The Central Bank has imposed a €2.45m fine on the insurance firm Aviva over regulatory breaches in relation to complex financial transactions known as stock lending.
Two fines of €1.225m each were applied to two separate Aviva subsidiaries — Aviva Insurance Europe and Aviva Life & Pensions Ireland.
The penalty is the fifth largest handed down by the Central Bank.
The fine relates to the failure by the two Aviva companies, which are regulated by the Irish Central Bank, to properly monitor and control stock lending carried out by Aviva investment managers on their behalf between 2005 and 2011.
Stock lending is a system whereby a firm that holds a stock can ‘lend’ these securities to a third party for the purpose of short selling them. The lender, in this case Aviva Investors Global Services Ltd, (AIGSL) received a fee for lending out the stock.
However, it is up to the insurance firms — Aviva Insurance Europe and Aviva Life & Pensions Ireland — to monitor and control stock lending activities by AIGSL and other Aviva investment managers, and ensure proper reporting of these transactions.
The regulatory failures emerged during a routine Central Bank review of liquidity swaps among insurance firms.
During this review the Dame St-headquartered institution uncovered the breaches in relation to stock lending.
The Central Bank also found that “the firm did not set risk limits in respect of stock lending, and did not receive regular information from its risk management function on assets exposure and the associated risks in respect of stock lending”.
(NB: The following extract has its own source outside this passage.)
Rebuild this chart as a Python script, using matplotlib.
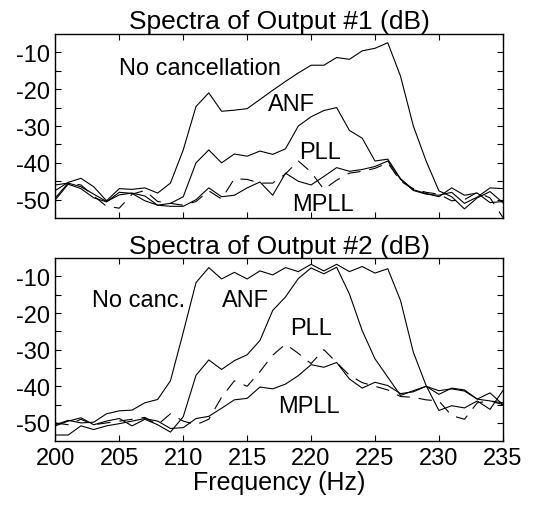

Fiona Muldoon, director of credit institutions and insurance supervision at the Central Bank, and Peter Oakes, director of enforcement, issued a joint comment, stating: “The Central Bank reminds firms that they remain responsible for all regulatory obligations notwithstanding any reliance upon group controls or group limits.”
In a statement issued by Aviva, it said it accepted the findings that the systems and controls that had been in place since 2002 covering stock lending were inadequate.
Aviva said it took prompt action to rectify these breaches when they were identified. It stressed that none of its clients’ funds were compromised by these actions and that it fully co-operated with the Central Bank.